Society maintenance — questions people actually ask

Can the society put my name on a "defaulters list" for non-payment?

Yes — most cooperative society bylaws permit the managing committee to display a list of defaulting members at the notice board. This is a legitimate administrative measure to prompt payment, not defamation. However, if the society puts your name on a defaulters list incorrectly (you have paid, or the amount claimed is disputed and sub-judice), that could be defamation — send a legal notice to the Secretary demanding immediate removal.

Can the society refuse to give me an NOC for flat sale if I have maintenance arrears?

Yes. Most cooperative housing societies are entitled to withhold the No Objection Certificate (NOC) required for transferring the flat until all maintenance arrears (including penalty and interest as per bylaws) are cleared. The buyer cannot become a member of the society until the NOC is issued. This is a strong practical incentive for sellers to clear dues before selling. Any disputes about the arrears amount should be resolved before initiating the sale process.

How do I get the society's financial accounts?

As a member of a cooperative housing society, you have a statutory right to inspect the society's accounts and financial records. Under cooperative society law (state-specific, e.g., Maharashtra Cooperative Societies Act), members can demand to see the annual accounts, audit report, bank statements, maintenance collection records, and sinking fund account. Submit a written request to the Secretary. If refused, file a complaint with the Registrar — this right cannot be denied to a member in good standing.
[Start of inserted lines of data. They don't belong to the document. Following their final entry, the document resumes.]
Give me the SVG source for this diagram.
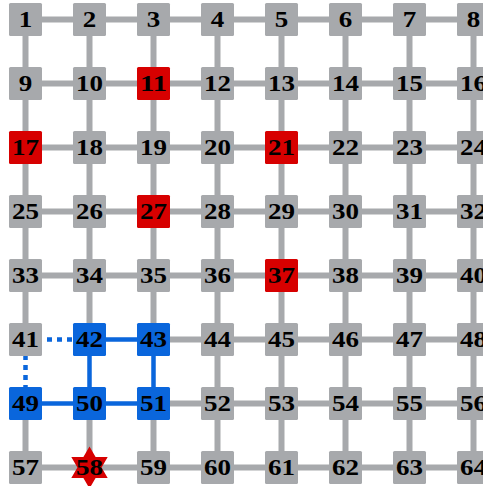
<svg xmlns="http://www.w3.org/2000/svg" width="483" height="486" viewBox="0 0 483 486">
<style>
.e{stroke:#a7a9ac;stroke-width:6;fill:none}
.b{stroke:#0a66dc;stroke-width:4.5;fill:none}
.d{stroke:#0a66dc;stroke-width:4.5;fill:none;stroke-dasharray:5 5}
.g rect{fill:#a7a9ac}
.r rect{fill:#d70000}
.u rect{fill:#0a66dc}
text{font-family:"Liberation Serif","Times New Roman",serif;font-weight:bold;font-size:23px;text-anchor:middle;fill:#000}
</style>
<rect width="483" height="486" fill="#fff"/>
<g id="connectors">
<path class="e" d="M25.5 19.5H473.5M25.5 83.5H473.5M25.5 147.5H473.5M25.5 211.5H473.5M25.5 275.5H473.5M25.5 339.5H41M153.5 339.5H473.5M153.5 403.5H473.5M25.5 467.5H473.5"/>
<path class="e" d="M25.5 19.5V339.5M25.5 403.5V467.5M89.5 19.5V339.5M89.5 403.5V467.5M153.5 19.5V339.5M153.5 403.5V467.5M217.5 19.5V467.5M281.5 19.5V467.5M345.5 19.5V467.5M409.5 19.5V467.5M473.5 19.5V467.5"/>
<path class="b" d="M89.5 339.5H153.5M25.5 403.5H153.5M89.5 339.5V403.5M153.5 339.5V403.5"/>
<path class="d" d="M47 339.5H73M25.5 355V388"/>
</g>
<g id="n1" class="g"><rect x="9" y="3" width="33" height="33" rx="1.5"/><text x="25.5" y="27" textLength="13.5" lengthAdjust="spacingAndGlyphs">1</text></g>
<g id="n2" class="g"><rect x="73" y="3" width="33" height="33" rx="1.5"/><text x="89.5" y="27" textLength="13.5" lengthAdjust="spacingAndGlyphs">2</text></g>
<g id="n3" class="g"><rect x="137" y="3" width="33" height="33" rx="1.5"/><text x="153.5" y="27" textLength="13.5" lengthAdjust="spacingAndGlyphs">3</text></g>
<g id="n4" class="g"><rect x="201" y="3" width="33" height="33" rx="1.5"/><text x="217.5" y="27" textLength="13.5" lengthAdjust="spacingAndGlyphs">4</text></g>
<g id="n5" class="g"><rect x="265" y="3" width="33" height="33" rx="1.5"/><text x="281.5" y="27" textLength="13.5" lengthAdjust="spacingAndGlyphs">5</text></g>
<g id="n6" class="g"><rect x="329" y="3" width="33" height="33" rx="1.5"/><text x="345.5" y="27" textLength="13.5" lengthAdjust="spacingAndGlyphs">6</text></g>
<g id="n7" class="g"><rect x="393" y="3" width="33" height="33" rx="1.5"/><text x="409.5" y="27" textLength="13.5" lengthAdjust="spacingAndGlyphs">7</text></g>
<g id="n8" class="g"><rect x="457" y="3" width="33" height="33" rx="1.5"/><text x="473.5" y="27" textLength="13.5" lengthAdjust="spacingAndGlyphs">8</text></g>
<g id="n9" class="g"><rect x="9" y="67" width="33" height="33" rx="1.5"/><text x="25.5" y="91" textLength="13.5" lengthAdjust="spacingAndGlyphs">9</text></g>
<g id="n10" class="g"><rect x="73" y="67" width="33" height="33" rx="1.5"/><text x="89.5" y="91" textLength="27" lengthAdjust="spacingAndGlyphs">10</text></g>
<g id="n11" class="r"><rect x="137" y="67" width="33" height="33" rx="1.5"/><text x="153.5" y="91" textLength="27" lengthAdjust="spacingAndGlyphs">11</text></g>
<g id="n12" class="g"><rect x="201" y="67" width="33" height="33" rx="1.5"/><text x="217.5" y="91" textLength="27" lengthAdjust="spacingAndGlyphs">12</text></g>
<g id="n13" class="g"><rect x="265" y="67" width="33" height="33" rx="1.5"/><text x="281.5" y="91" textLength="27" lengthAdjust="spacingAndGlyphs">13</text></g>
<g id="n14" class="g"><rect x="329" y="67" width="33" height="33" rx="1.5"/><text x="345.5" y="91" textLength="27" lengthAdjust="spacingAndGlyphs">14</text></g>
<g id="n15" class="g"><rect x="393" y="67" width="33" height="33" rx="1.5"/><text x="409.5" y="91" textLength="27" lengthAdjust="spacingAndGlyphs">15</text></g>
<g id="n16" class="g"><rect x="457" y="67" width="33" height="33" rx="1.5"/><text x="473.5" y="91" textLength="27" lengthAdjust="spacingAndGlyphs">16</text></g>
<g id="n17" class="r"><rect x="9" y="131" width="33" height="33" rx="1.5"/><text x="25.5" y="155" textLength="27" lengthAdjust="spacingAndGlyphs">17</text></g>
<g id="n18" class="g"><rect x="73" y="131" width="33" height="33" rx="1.5"/><text x="89.5" y="155" textLength="27" lengthAdjust="spacingAndGlyphs">18</text></g>
<g id="n19" class="g"><rect x="137" y="131" width="33" height="33" rx="1.5"/><text x="153.5" y="155" textLength="27" lengthAdjust="spacingAndGlyphs">19</text></g>
<g id="n20" class="g"><rect x="201" y="131" width="33" height="33" rx="1.5"/><text x="217.5" y="155" textLength="27" lengthAdjust="spacingAndGlyphs">20</text></g>
<g id="n21" class="r"><rect x="265" y="131" width="33" height="33" rx="1.5"/><text x="281.5" y="155" textLength="27" lengthAdjust="spacingAndGlyphs">21</text></g>
<g id="n22" class="g"><rect x="329" y="131" width="33" height="33" rx="1.5"/><text x="345.5" y="155" textLength="27" lengthAdjust="spacingAndGlyphs">22</text></g>
<g id="n23" class="g"><rect x="393" y="131" width="33" height="33" rx="1.5"/><text x="409.5" y="155" textLength="27" lengthAdjust="spacingAndGlyphs">23</text></g>
<g id="n24" class="g"><rect x="457" y="131" width="33" height="33" rx="1.5"/><text x="473.5" y="155" textLength="27" lengthAdjust="spacingAndGlyphs">24</text></g>
<g id="n25" class="g"><rect x="9" y="195" width="33" height="33" rx="1.5"/><text x="25.5" y="219" textLength="27" lengthAdjust="spacingAndGlyphs">25</text></g>
<g id="n26" class="g"><rect x="73" y="195" width="33" height="33" rx="1.5"/><text x="89.5" y="219" textLength="27" lengthAdjust="spacingAndGlyphs">26</text></g>
<g id="n27" class="r"><rect x="137" y="195" width="33" height="33" rx="1.5"/><text x="153.5" y="219" textLength="27" lengthAdjust="spacingAndGlyphs">27</text></g>
<g id="n28" class="g"><rect x="201" y="195" width="33" height="33" rx="1.5"/><text x="217.5" y="219" textLength="27" lengthAdjust="spacingAndGlyphs">28</text></g>
<g id="n29" class="g"><rect x="265" y="195" width="33" height="33" rx="1.5"/><text x="281.5" y="219" textLength="27" lengthAdjust="spacingAndGlyphs">29</text></g>
<g id="n30" class="g"><rect x="329" y="195" width="33" height="33" rx="1.5"/><text x="345.5" y="219" textLength="27" lengthAdjust="spacingAndGlyphs">30</text></g>
<g id="n31" class="g"><rect x="393" y="195" width="33" height="33" rx="1.5"/><text x="409.5" y="219" textLength="27" lengthAdjust="spacingAndGlyphs">31</text></g>
<g id="n32" class="g"><rect x="457" y="195" width="33" height="33" rx="1.5"/><text x="473.5" y="219" textLength="27" lengthAdjust="spacingAndGlyphs">32</text></g>
<g id="n33" class="g"><rect x="9" y="259" width="33" height="33" rx="1.5"/><text x="25.5" y="283" textLength="27" lengthAdjust="spacingAndGlyphs">33</text></g>
<g id="n34" class="g"><rect x="73" y="259" width="33" height="33" rx="1.5"/><text x="89.5" y="283" textLength="27" lengthAdjust="spacingAndGlyphs">34</text></g>
<g id="n35" class="g"><rect x="137" y="259" width="33" height="33" rx="1.5"/><text x="153.5" y="283" textLength="27" lengthAdjust="spacingAndGlyphs">35</text></g>
<g id="n36" class="g"><rect x="201" y="259" width="33" height="33" rx="1.5"/><text x="217.5" y="283" textLength="27" lengthAdjust="spacingAndGlyphs">36</text></g>
<g id="n37" class="r"><rect x="265" y="259" width="33" height="33" rx="1.5"/><text x="281.5" y="283" textLength="27" lengthAdjust="spacingAndGlyphs">37</text></g>
<g id="n38" class="g"><rect x="329" y="259" width="33" height="33" rx="1.5"/><text x="345.5" y="283" textLength="27" lengthAdjust="spacingAndGlyphs">38</text></g>
<g id="n39" class="g"><rect x="393" y="259" width="33" height="33" rx="1.5"/><text x="409.5" y="283" textLength="27" lengthAdjust="spacingAndGlyphs">39</text></g>
<g id="n40" class="g"><rect x="457" y="259" width="33" height="33" rx="1.5"/><text x="473.5" y="283" textLength="27" lengthAdjust="spacingAndGlyphs">40</text></g>
<g id="n41" class="g"><rect x="9" y="323" width="33" height="33" rx="1.5"/><text x="25.5" y="347" textLength="27" lengthAdjust="spacingAndGlyphs">41</text></g>
<g id="n42" class="u"><rect x="73" y="323" width="33" height="33" rx="1.5"/><text x="89.5" y="347" textLength="27" lengthAdjust="spacingAndGlyphs">42</text></g>
<g id="n43" class="u"><rect x="137" y="323" width="33" height="33" rx="1.5"/><text x="153.5" y="347" textLength="27" lengthAdjust="spacingAndGlyphs">43</text></g>
<g id="n44" class="g"><rect x="201" y="323" width="33" height="33" rx="1.5"/><text x="217.5" y="347" textLength="27" lengthAdjust="spacingAndGlyphs">44</text></g>
<g id="n45" class="g"><rect x="265" y="323" width="33" height="33" rx="1.5"/><text x="281.5" y="347" textLength="27" lengthAdjust="spacingAndGlyphs">45</text></g>
<g id="n46" class="g"><rect x="329" y="323" width="33" height="33" rx="1.5"/><text x="345.5" y="347" textLength="27" lengthAdjust="spacingAndGlyphs">46</text></g>
<g id="n47" class="g"><rect x="393" y="323" width="33" height="33" rx="1.5"/><text x="409.5" y="347" textLength="27" lengthAdjust="spacingAndGlyphs">47</text></g>
<g id="n48" class="g"><rect x="457" y="323" width="33" height="33" rx="1.5"/><text x="473.5" y="347" textLength="27" lengthAdjust="spacingAndGlyphs">48</text></g>
<g id="n49" class="u"><rect x="9" y="387" width="33" height="33" rx="1.5"/><text x="25.5" y="411" textLength="27" lengthAdjust="spacingAndGlyphs">49</text></g>
<g id="n50" class="u"><rect x="73" y="387" width="33" height="33" rx="1.5"/><text x="89.5" y="411" textLength="27" lengthAdjust="spacingAndGlyphs">50</text></g>
<g id="n51" class="u"><rect x="137" y="387" width="33" height="33" rx="1.5"/><text x="153.5" y="411" textLength="27" lengthAdjust="spacingAndGlyphs">51</text></g>
<g id="n52" class="g"><rect x="201" y="387" width="33" height="33" rx="1.5"/><text x="217.5" y="411" textLength="27" lengthAdjust="spacingAndGlyphs">52</text></g>
<g id="n53" class="g"><rect x="265" y="387" width="33" height="33" rx="1.5"/><text x="281.5" y="411" textLength="27" lengthAdjust="spacingAndGlyphs">53</text></g>
<g id="n54" class="g"><rect x="329" y="387" width="33" height="33" rx="1.5"/><text x="345.5" y="411" textLength="27" lengthAdjust="spacingAndGlyphs">54</text></g>
<g id="n55" class="g"><rect x="393" y="387" width="33" height="33" rx="1.5"/><text x="409.5" y="411" textLength="27" lengthAdjust="spacingAndGlyphs">55</text></g>
<g id="n56" class="g"><rect x="457" y="387" width="33" height="33" rx="1.5"/><text x="473.5" y="411" textLength="27" lengthAdjust="spacingAndGlyphs">56</text></g>
<g id="n57" class="g"><rect x="9" y="451" width="33" height="33" rx="1.5"/><text x="25.5" y="475" textLength="27" lengthAdjust="spacingAndGlyphs">57</text></g>
<g id="n58"><polygon fill="#d70000" points="89.5,446.5 95.6,457 107.7,457 101.6,467.5 107.7,478 95.6,478 89.5,488.5 83.4,478 71.3,478 77.4,467.5 71.3,457 83.4,457"/><text x="89.5" y="475" textLength="27" lengthAdjust="spacingAndGlyphs">58</text></g>
<g id="n59" class="g"><rect x="137" y="451" width="33" height="33" rx="1.5"/><text x="153.5" y="475" textLength="27" lengthAdjust="spacingAndGlyphs">59</text></g>
<g id="n60" class="g"><rect x="201" y="451" width="33" height="33" rx="1.5"/><text x="217.5" y="475" textLength="27" lengthAdjust="spacingAndGlyphs">60</text></g>
<g id="n61" class="g"><rect x="265" y="451" width="33" height="33" rx="1.5"/><text x="281.5" y="475" textLength="27" lengthAdjust="spacingAndGlyphs">61</text></g>
<g id="n62" class="g"><rect x="329" y="451" width="33" height="33" rx="1.5"/><text x="345.5" y="475" textLength="27" lengthAdjust="spacingAndGlyphs">62</text></g>
<g id="n63" class="g"><rect x="393" y="451" width="33" height="33" rx="1.5"/><text x="409.5" y="475" textLength="27" lengthAdjust="spacingAndGlyphs">63</text></g>
<g id="n64" class="g"><rect x="457" y="451" width="33" height="33" rx="1.5"/><text x="473.5" y="475" textLength="27" lengthAdjust="spacingAndGlyphs">64</text></g>
</svg>
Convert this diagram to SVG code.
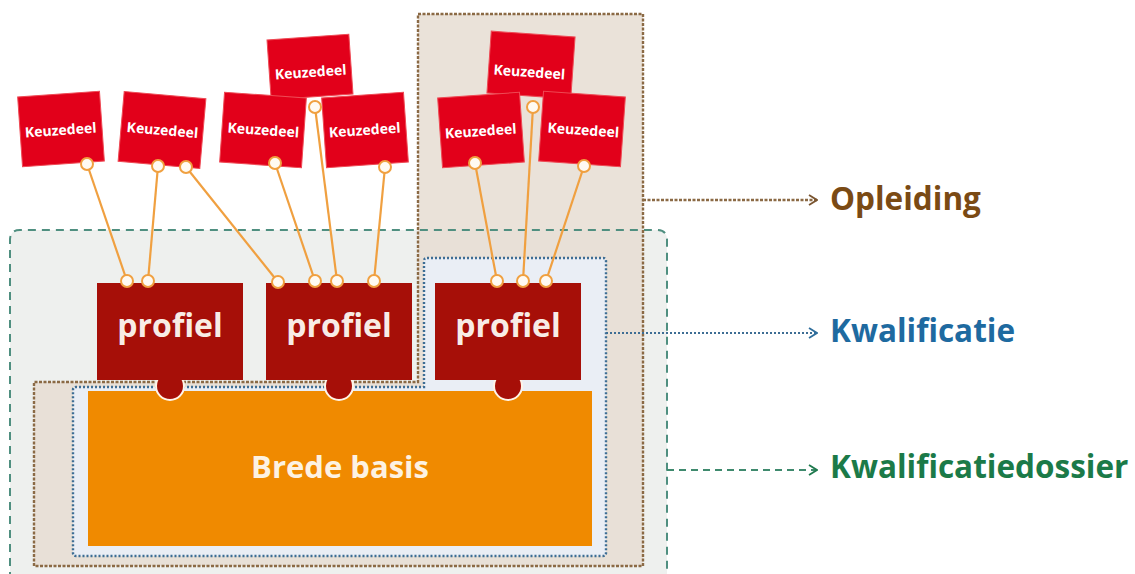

Can the society pass a resolution at AGM to suddenly double the maintenance?

The AGM has wide powers over maintenance — it can revise the maintenance amount, change the calculation method, and create new funds. However, the increase must be: (a) justified by actual cost increases (audited accounts); (b) passed by the required majority; and (c) notified to members in advance with proper AGM notice (typically 21 days). An arbitrary doubling without any cost justification can be challenged before the Registrar on grounds of unreasonableness or illegality. Courts have held that society charges must reflect actual expenses — they cannot be inflated arbitrarily.

What if the managing committee is corrupt and misusing maintenance funds?

File a complaint with the Registrar of Cooperative Societies immediately. The Registrar can order a special audit, freeze the society's accounts, and refer the matter for criminal investigation if fraud is suspected. Additionally, 1/5th of the members can call a Special General Meeting to remove the managing committee through a vote of no confidence. Keep all evidence — bank statements, receipts, accounts books — and if criminal conduct is suspected (embezzlement), file an FIR as well. The managing committee members can be personally liable for any loss caused by fraud or gross misuse.

Is parking charges part of maintenance?

Parking charges are a separate item from regular maintenance. Under many cooperative society bylaws, parking spaces are either allotted to members or managed as common areas. Any charge for parking must be specified in the bylaws and approved by the general body. Unilateral imposition of parking charges by the managing committee without bylaw authority can be challenged. For open parking spaces in common areas, the society cannot charge individual members beyond what the bylaws permit.